SINGAPORE: Singapore factory output expanded for the fifth straight month in March, growing by 7.6 per cent year on year as the electronics boom showed no signs of stopping.
The latest increase was a slowdown from the 16.5 per cent surge in February, but still beat the median estimate of 4.7 per cent in a private-sector Bloomberg poll, report agencies.When biomedical contributions were excluded, industrial production added 14.9 per cent, the Economic Development Board (EDB) announced on Monday.
That’s as the volatile biomedical cluster slipped by 6.6 per cent - reversing February’s 22.1 per cent gain - amid lower output of biological products in the pharmaceutical segment.
But the linchpin electronics industry jumped by 33.7 per cent in March, up from 30.2 per cent in the month before.

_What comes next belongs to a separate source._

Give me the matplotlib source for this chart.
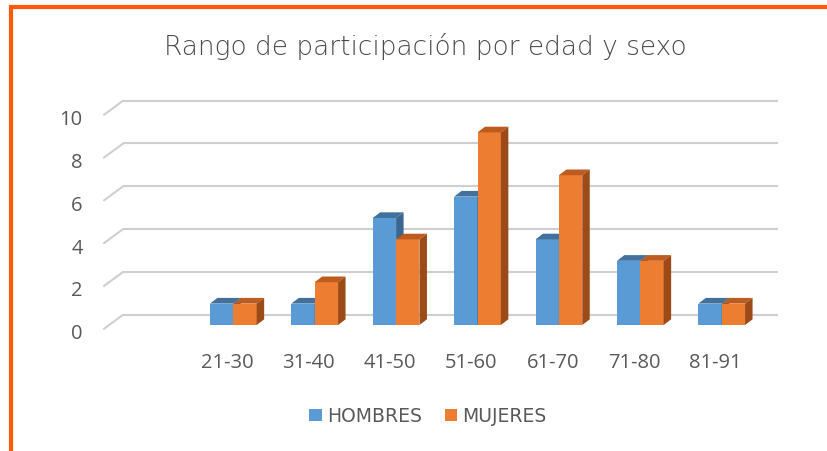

Semiconductors led the charge with an expansion of 37.8 per cent, making up for production declines in consumer electronics and other electronic parts.
“In particular, growth of the semiconductors segment was supported by demand from cloud services, data centers and 5G markets,” the EDB said in its report.
Similarly, the precision engineering cluster was up by 5.6 per cent year on year, with the EDB noting that the machinery and systems segment saw higher production of semiconductor equipment “to cater to the strong capital investment in the global semiconductor industry”.
Meanwhile, Singapore’s chemicals production rose by 9.5 per cent, led by a rebound in petrochemicals from the year-ago low base of plant maintenance shutdowns, as well as higher production of mineral oil additives in the specialty chemicals industry. These more than made up for contractions in the petroleum and other chemicals segments.